Great Worker! Wrong Job?

Great Worker! Wrong Job?

Employee retention and internal promotions are good, right? The cost of finding, hiring, and training a new hire is reduced, while the potential for existing staff to grow within the organization is greater. Sounds like a perfect plan for succession and progress!

Unfortunately this is not the reality for every employee at all companies.  Promoting a great worker without a discussion with them about the pro’s and con’s of the move will prove disastrous.

Such is the case when, for example, an employee with strong skills and a great work ethics is promoted to a position for which they are not well suited. Their prior experience and talents in, say, accounting, would not benefit them if promoted to a role with less accounting and more sales. You can see how this promotion is, well, not really a promotion at all but rather a misapplication of a good employee.

A great worker in the wrong job can be frustrating for everyone. The employee will start to feel discouraged, the employer will become impatient, and the unanticipated outcome of a well-intentioned promotion could be termination. If that happens, you’ve lost a great employee and have nothing to show for it!

Here’s how to avoid having this situation in your company:

Go slow

Making the wrong decision about a promotion can negatively impact employee productivity, client satisfaction, and company revenues. Certainly you want to fill an opening as soon as you have a new hire in mind, however by moving too quickly you may find that you will have to start the process all over again. The following action steps can save you time and money:  

  • Make certain that you have a clear, accurate job profile that provides all of the important details about the open position;
  • Post the job profile internally;
  • Prepare ahead for your interviews and, if appropriate, have other several people in the company conduct interviews as well;
  • Consider using an employee-screening tool to aid in the process;
  • While you have “a candidate” in mind, look outside the company; this will provide alternatives to the “internal candidate”.
  • Being proactive now will avoid having to repeat the steps above.

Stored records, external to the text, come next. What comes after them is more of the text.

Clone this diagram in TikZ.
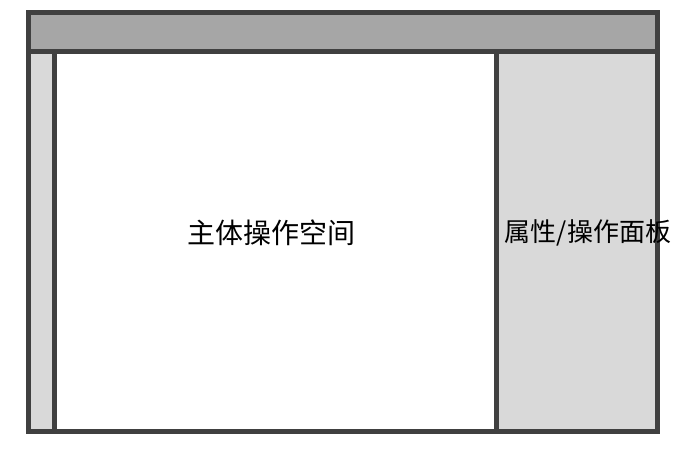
\documentclass[tikz,border=0pt]{standalone}
\usepackage{fontspec}
\newfontfamily\cjk{Noto Sans CJK SC}
\usepackage{tikz}
\definecolor{framegray}{HTML}{404040}
\definecolor{bargray}{HTML}{A6A6A6}
\definecolor{panelgray}{HTML}{D9D9D9}

\begin{document}
\begin{tikzpicture}[x=1pt, y=-1pt, line width=5pt]
\tikzset{region/.style={draw=framegray}, areatext/.style={font=\cjk\fontsize{26pt}{30pt}\selectfont, inner sep=0pt}}
\useasboundingbox (0,0) rectangle (682,456);
\fill[white] (0,0) rectangle (682,456);

\filldraw[region, fill=bargray] (28.5,12.5) rectangle (657.5,51);
\filldraw[region, fill=panelgray] (28.5,51) rectangle (54.5,431.5);
\filldraw[region, fill=white] (54.5,51) rectangle (496.5,431.5);
\filldraw[region, fill=panelgray] (496.5,51) rectangle (657.5,431.5);

\node (workspace) [areatext, font=\cjk\fontsize{28pt}{32pt}\selectfont] at (271,232.5) {主体操作空间};
\node (panel) [areatext] at (588,232.5) {属性/操作面板};
\end{tikzpicture}
\end{document}
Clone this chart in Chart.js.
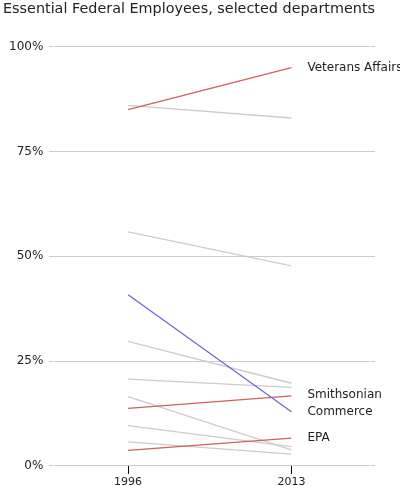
<!DOCTYPE html>
<html>
<head>
<meta charset="utf-8">
<script src="https://cdn.jsdelivr.net/npm/chart.js"></script>
<style>
  html, body { margin: 0; padding: 0; background: #fff; }
  #wrap { width: 400px; height: 486px; }
</style>
</head>
<body>
<div id="wrap"><canvas id="chart"></canvas></div>
<script>
const years = [1996, 2013];
const departments = ['Veterans Affairs', '', '', 'Commerce', '', '', 'Smithsonian', '', '', '', 'EPA'];
const start = [85, 86, 55.8, 40.8, 29.7, 20.7, 13.7, 16.5, 9.6, 5.7, 3.7];
const end = [95, 83, 47.7, 12.9, 19.7, 18.7, 16.7, 3.8, 4.6, 2.8, 6.6];
const colors = ['#d0605e', '#cccccc', '#cccccc', '#6a6ad8', '#cccccc', '#cccccc', '#d0605e', '#cccccc', '#cccccc', '#cccccc', '#d0605e'];
const yTicks = [0, 25, 50, 75, 100];

const datasets = departments.map((d, i) => ({
  label: d,
  data: [{x: years[0], y: start[i]}, {x: years[1], y: end[i]}],
  borderColor: colors[i],
  borderWidth: 1.3,
  pointRadius: 0,
  order: colors[i] === '#cccccc' ? 2 : 1
}));

const labelPlugin = {
  id: 'labels',
  afterDatasetsDraw(chart) {
    const c = chart.ctx;
    c.save();
    c.font = '12px "DejaVu Sans"';
    c.fillStyle = '#222';
    c.textBaseline = 'middle';
    const xs = chart.scales.x, ys = chart.scales.y;
    const offs = {'Commerce': 0, 'Smithsonian': -1};
    departments.forEach((d, i) => {
      if (!d) return;
      c.fillText(d, xs.getPixelForValue(years[1]) + 16, ys.getPixelForValue(end[i]) + (offs[d] || 0));
    });
    c.restore();
  }
};

new Chart(document.getElementById('chart'), {
  type: 'line',
  data: { datasets },
  plugins: [labelPlugin],
  options: {
    responsive: true,
    maintainAspectRatio: false,
    animation: false,
    layout: { padding: { left: 3, right: 25, top: 0, bottom: -5 } },
    plugins: {
      legend: { display: false },
      tooltip: { enabled: false },
      title: {
        display: true, text: 'Essential Federal Employees, selected departments',
        align: 'start', color: '#222',
        font: { family: 'DejaVu Sans', size: 14.8, weight: 'normal' },
        padding: { top: 0, bottom: 29 }
      }
    },
    scales: {
      x: {
        type: 'linear', min: 1987.8, max: 2021.7,
        afterBuildTicks: s => { s.ticks = years.map(v => ({value: v})); },
        grid: { display: true, drawOnChartArea: false, color: '#000', tickLength: 8 },
        border: { display: false },
        ticks: { color: '#222', font: { family: 'DejaVu Sans', size: 11 }, callback: v => String(v), padding: 2 }
      },
      y: {
        min: 0, max: 100,
        afterBuildTicks: s => { s.ticks = yTicks.map(v => ({value: v})); },
        grid: { color: '#cccccc', drawTicks: false },
        border: { display: false },
        ticks: { color: '#222', font: { family: 'DejaVu Sans', size: 12 }, callback: v => v + '%', padding: 6 }
      }
    }
  }
});
</script>
</body>
</html>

The more time you take and the more you deliberate about your prospective candidates, the more confidant you can feel about your decision.

Provide Training

Recently promoted employees who do not demonstrate key skills for their new role must be evaluated as to whether their deficiency is in “aptitude” or “attitude.” If the performance gap is because of aptitude, consider providing the employee with additional training in order to bring their skills up to speed. If they are willing and eager to learn, you will likely have a thoroughly capable employee ready to take on their new responsibilities. If the issue has to do with attitude, whereby the good employee just doesn’t want to do this type of work, you must find them a position in which they have an interest or they will have to be let go. Refer to the above example of an accountant being thrown into a sales role. Training is a must or else…

Consider Cross-training

Besides offering skills training to the newly promoted individual, you may wish to consider a cross-training program. Cross-training your existing staff will reveal those that exhibit the right balance of aptitude and attitude for a new position; conversely, it will also expose those employees that are absolutely wrong for the job. Cross-training can save you time and money and provide the peace of mind that comes from knowing your employees can assume responsibilities of another position if and when the need arises.

Employee advancement as well as recruitment and hiring have meaningful corollaries in other elements of your business. It is critical that you make sound, informed decisions, and move slowly and strategically so that a promotion does not become a disaster.  Communication with the Great Worker is important to both of you for success.